§ Input data
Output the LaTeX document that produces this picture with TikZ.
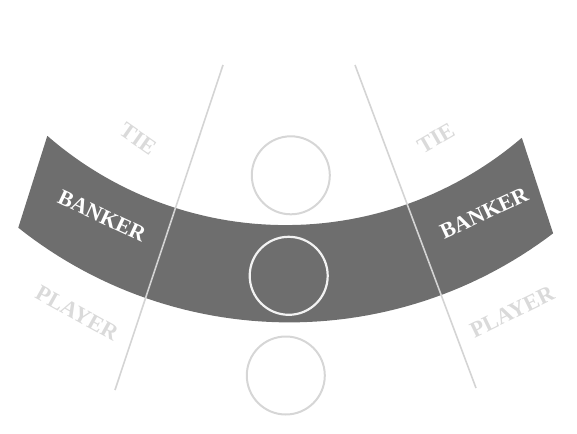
\documentclass[tikz,border=0pt]{standalone}
\usepackage{fontspec}
\setmainfont{Liberation Serif}
\begin{document}
\begin{tikzpicture}[x=1pt,y=-1pt,
  divider/.style={draw=divline,line width=1.6pt},
  spot/.style={circle,draw=spotline,line width=2pt,minimum size=78pt,inner sep=0pt},
  spotw/.style={circle,draw=spotwhite,line width=2.2pt,minimum size=78pt,inner sep=0pt},
  bank/.style={text=white,font=\fontsize{22}{25}\selectfont\bfseries},
  soft/.style={text=softtext,font=\fontsize{22.5}{25}\selectfont\bfseries}]
\definecolor{band}{HTML}{6E6E6E}
\definecolor{divline}{HTML}{D4D4D4}
\definecolor{spotline}{HTML}{D6D6D6}
\definecolor{spotwhite}{HTML}{F2F2F2}
\definecolor{softtext}{HTML}{DADADA}
\useasboundingbox (0,0) rectangle (577,433);
% band
\fill[band]
  plot[domain=131.05:49.42,samples=60] ({285.7+363*cos(\x)},{-137.9+363*sin(\x)})
  -- (553,233)
  -- plot[domain=52.68:128.51,samples=60] ({289.3+435.3*cos(\x)},{-112.9+435.3*sin(\x)})
  -- cycle;
% dividers
\coordinate (l1) at (223,65);
\coordinate (l2) at (115,390);
\coordinate (r1) at (355,65);
\coordinate (r2) at (476,388);
\draw[divider] (l1) -- (l2);
\draw[divider] (r1) -- (r2);
% circles
\node[spot] (ctop) at (290.8,175.3) {};
\node[spotw] (cmid) at (288.7,275.8) {};
\node[spot] (cbot) at (285.8,375.5) {};
% labels
\node[bank,rotate=-25] (bl) at (102,216) {BANKER};
\node[bank,rotate=25] (br) at (484,213) {BANKER};
\node[soft,rotate=-35] (tl) at (138,139) {TIE};
\node[soft,rotate=30] (tr) at (436,138) {TIE};
\node[soft,rotate=-29] (pl) at (77,313) {PLAYER};
\node[soft,rotate=26] (pr) at (512,312) {PLAYER};
\end{tikzpicture}
\end{document}
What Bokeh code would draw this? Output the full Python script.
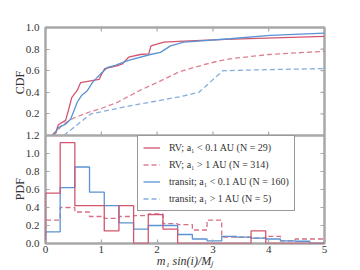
from bokeh.plotting import figure
from bokeh.models import Range1d, FixedTicker, Span, Legend, LegendItem
from bokeh.embed import file_html
from bokeh.resources import INLINE

# ---------------- data ----------------
# CDF (top panel)
cdf_rv_close_x = [0.11, 0.19, 0.23, 0.36, 0.42, 0.47, 0.57, 0.63, 0.96, 1.0, 1.06,
                  1.28, 1.37, 1.49, 1.70, 1.85, 1.89, 2.12, 2.48, 3.22, 5.0]
cdf_rv_close_y = [0.0, 0.04, 0.10, 0.14, 0.25, 0.35, 0.42, 0.49, 0.52, 0.56, 0.62,
                  0.645, 0.66, 0.725, 0.75, 0.756, 0.83, 0.864, 0.873, 0.89, 0.917]

cdf_rv_far_x = [0.15, 0.3, 0.5, 0.8, 1.0, 1.3, 1.7, 2.0, 2.4, 2.8, 3.1, 3.3, 4.0, 5.0]
cdf_rv_far_y = [0.0, 0.1, 0.16, 0.22, 0.25, 0.31, 0.42, 0.49, 0.59, 0.65, 0.69, 0.71, 0.75, 0.78]

cdf_tr_close_x = [0.14, 0.24, 0.36, 0.45, 0.51, 0.57, 0.645, 0.75, 0.84, 0.93, 1.02,
                  1.11, 1.25, 1.40, 1.52, 1.88, 2.06, 2.24, 2.48, 3.31, 4.03, 5.0]
cdf_tr_close_y = [0.0, 0.075, 0.105, 0.15, 0.23, 0.31, 0.37, 0.415, 0.49, 0.54, 0.585,
                  0.63, 0.65, 0.68, 0.70, 0.75, 0.77, 0.83, 0.865, 0.896, 0.927, 0.948]

cdf_tr_far_x = [0.33, 0.81, 1.52, 2.42, 2.75, 3.18, 4.0, 5.0]
cdf_tr_far_y = [0.0, 0.2, 0.275, 0.36, 0.40, 0.60, 0.61, 0.62]

# PDF (bottom panel) histograms, 19 bins between 0 and 5
bin_edges = [0.0, 0.263, 0.526, 0.789, 1.053, 1.316, 1.579, 1.842, 2.105, 2.368,
             2.632, 2.895, 3.158, 3.421, 3.684, 3.947, 4.211, 4.474, 4.737, 5.0]
pdf_rv_close = [0.56, 1.12, 0.42, 0.42, 0.14, 0.42, 0.0, 0.32, 0.16, 0.0,
                0.0, 0.0, 0.0, 0.0, 0.14, 0.0, 0.0, 0.0, 0.0]
pdf_rv_far = [0.26, 0.40, 0.35, 0.30, 0.28, 0.30, 0.31, 0.33, 0.22, 0.21,
              0.15, 0.26, 0.07, 0.07, 0.06, 0.08, 0.03, 0.05, 0.05]
pdf_tr_close = [0.13, 0.62, 0.85, 0.57, 0.42, 0.23, 0.16, 0.20, 0.20, 0.10,
                0.05, 0.03, 0.08, 0.07, 0.06, 0.05, 0.03, 0.025, 0.0]

labels = ["RV; a\u2081 < 0.1 AU (N = 29)",
          "RV; a\u2081 > 1 AU (N = 314)",
          "transit; a\u2081 < 0.1 AU (N = 160)",
          "transit; a\u2081 > 1 AU (N = 5)"]

x_ticks = [0, 1, 2, 3, 4, 5]
pdf_ticks = [0.0, 0.2, 0.4, 0.6, 0.8, 1.0, 1.2]
cdf_ticks = [0.2, 0.4, 0.6, 0.8, 1.0]

X_MAX = 5.0
PDF_MAX = 1.2
CDF_MAX = 1.0

# ---------------- style ----------------
RED = "#d2566e"
BLUE = "#5a93d2"
FRAME = "#a8a8a8"
TXT = "#333333"
FONT = "Liberation Serif"

FRAME_W, FRAME_H = 279, 216
p = figure(width=360, height=270, x_range=Range1d(0, X_MAX),
           y_range=Range1d(0, 2 * PDF_MAX),
           output_backend="svg", toolbar_location=None,
           min_border_left=45, min_border_right=36,
           min_border_top=27, min_border_bottom=27)
p.extra_y_ranges = {"cdf": Range1d(-CDF_MAX, CDF_MAX)}
p.grid.visible = False
p.outline_line_color = FRAME
p.outline_line_width = 2.5
p.background_fill_color = "white"
p.border_fill_color = "white"


def style_axis(ax):
    ax.axis_line_color = None
    ax.major_tick_line_color = FRAME
    ax.major_tick_line_width = 1.2
    ax.major_tick_in = 4
    ax.major_tick_out = 0
    ax.minor_tick_line_color = None
    ax.major_label_text_font = FONT
    ax.major_label_text_color = TXT
    ax.major_label_text_font_size = "11px"
    ax.axis_label_text_font = FONT
    ax.axis_label_text_color = TXT
    ax.axis_label_text_font_size = "12px"
    ax.axis_label_text_font_style = "normal"


# left axis: PDF ticks in bottom half, CDF ticks in top half
scale = PDF_MAX / CDF_MAX
cdf_pos = [PDF_MAX + c * scale for c in cdf_ticks]
left_pos = pdf_ticks + cdf_pos
overrides = {}
for t in pdf_ticks:
    overrides[t] = f"{t:.1f}"
for c, pos in zip(cdf_ticks, cdf_pos):
    overrides[pos] = f"{c:.1f}"

yl = p.yaxis[0]
yl.ticker = FixedTicker(ticks=left_pos, minor_ticks=[])
yl.major_label_overrides = overrides
style_axis(yl)
yl.major_label_standoff = 6
yl.axis_label = "PDF" + "\u00a0" * 28 + "CDF"
yl.axis_label_standoff = -4

xb = p.xaxis[0]
xb.ticker = FixedTicker(ticks=x_ticks, minor_ticks=[])
style_axis(xb)
xb.major_label_standoff = 2
xb.axis_label = "m\u2081 sin(i)/M\u2c7c"
xb.axis_label_standoff = -2
xb.axis_label_text_font_style = "italic"
xb.axis_label_text_font_size = "12px"

# tick marks on the right, top and panel divider (inward, 4 px)
tick_dx = 4 * X_MAX / FRAME_W
tick_dy = 4 * (2 * PDF_MAX) / FRAME_H
p.segment(x0=[X_MAX] * len(left_pos), x1=[X_MAX - tick_dx] * len(left_pos),
          y0=left_pos, y1=left_pos, line_color=FRAME, line_width=1.2)
p.segment(x0=x_ticks, x1=x_ticks, y0=[2 * PDF_MAX] * len(x_ticks),
          y1=[2 * PDF_MAX - tick_dy] * len(x_ticks), line_color=FRAME, line_width=1.2)
p.segment(x0=x_ticks, x1=x_ticks, y0=[PDF_MAX] * len(x_ticks),
          y1=[PDF_MAX + tick_dy] * len(x_ticks), line_color=FRAME, line_width=1.2)
p.add_layout(Span(location=PDF_MAX, dimension="width", line_color=FRAME, line_width=2.5))

# ---------------- CDF lines ----------------
LW = 1.3
r1 = p.line(cdf_rv_close_x, cdf_rv_close_y, y_range_name="cdf", line_color=RED, line_width=LW)
r2 = p.line(cdf_rv_far_x, cdf_rv_far_y, y_range_name="cdf", line_color=RED, line_width=LW,
            line_dash="5 3", line_alpha=0.75)
r3 = p.line(cdf_tr_close_x, cdf_tr_close_y, y_range_name="cdf", line_color=BLUE, line_width=LW)
r4 = p.line(cdf_tr_far_x, cdf_tr_far_y, y_range_name="cdf", line_color=BLUE, line_width=LW,
            line_dash="5 3", line_alpha=0.75)


# ---------------- PDF step histograms ----------------
def step_xy(edges, vals):
    xs = [edges[0]]
    ys = [0.0]
    for i, v in enumerate(vals):
        xs += [edges[i], edges[i + 1]]
        ys += [v, v]
    xs.append(edges[-1])
    ys.append(0.0)
    return xs, ys


hx, hy = step_xy(bin_edges, pdf_rv_far)
p.line(hx, hy, line_color=RED, line_width=LW, line_dash="5 3", line_alpha=0.85)
hx, hy = step_xy(bin_edges, pdf_tr_close)
p.line(hx, hy, line_color=BLUE, line_width=LW)
hx, hy = step_xy(bin_edges, pdf_rv_close)
p.line(hx, hy, line_color=RED, line_width=LW)

# ---------------- legend ----------------
legend = Legend(items=[LegendItem(label=labels[0], renderers=[r1]),
                       LegendItem(label=labels[1], renderers=[r2]),
                       LegendItem(label=labels[2], renderers=[r3]),
                       LegendItem(label=labels[3], renderers=[r4])],
                location=(92, 32))
legend.border_line_color = "#333333"
legend.border_line_width = 1
legend.background_fill_color = "white"
legend.background_fill_alpha = 1.0
legend.label_text_font = FONT
legend.label_text_font_size = "10px"
legend.label_text_color = TXT
legend.glyph_width = 17
legend.glyph_height = 13
legend.label_height = 13
legend.spacing = 4
legend.padding = 5
legend.margin = 0
legend.label_standoff = 9
p.add_layout(legend)

open("out.html", "w").write(file_html(p, INLINE))
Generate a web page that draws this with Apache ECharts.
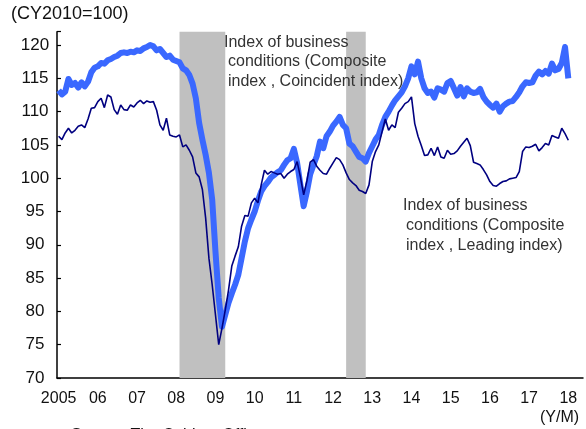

§ Stated exercise
Pull out all lines in the data above that include "this".

§ Task output
Output the LaTeX document that produces this picture with TikZ.
What Bokeh code would draw this? Output the full Python script.
Generate a web page that draws this with Apache ECharts.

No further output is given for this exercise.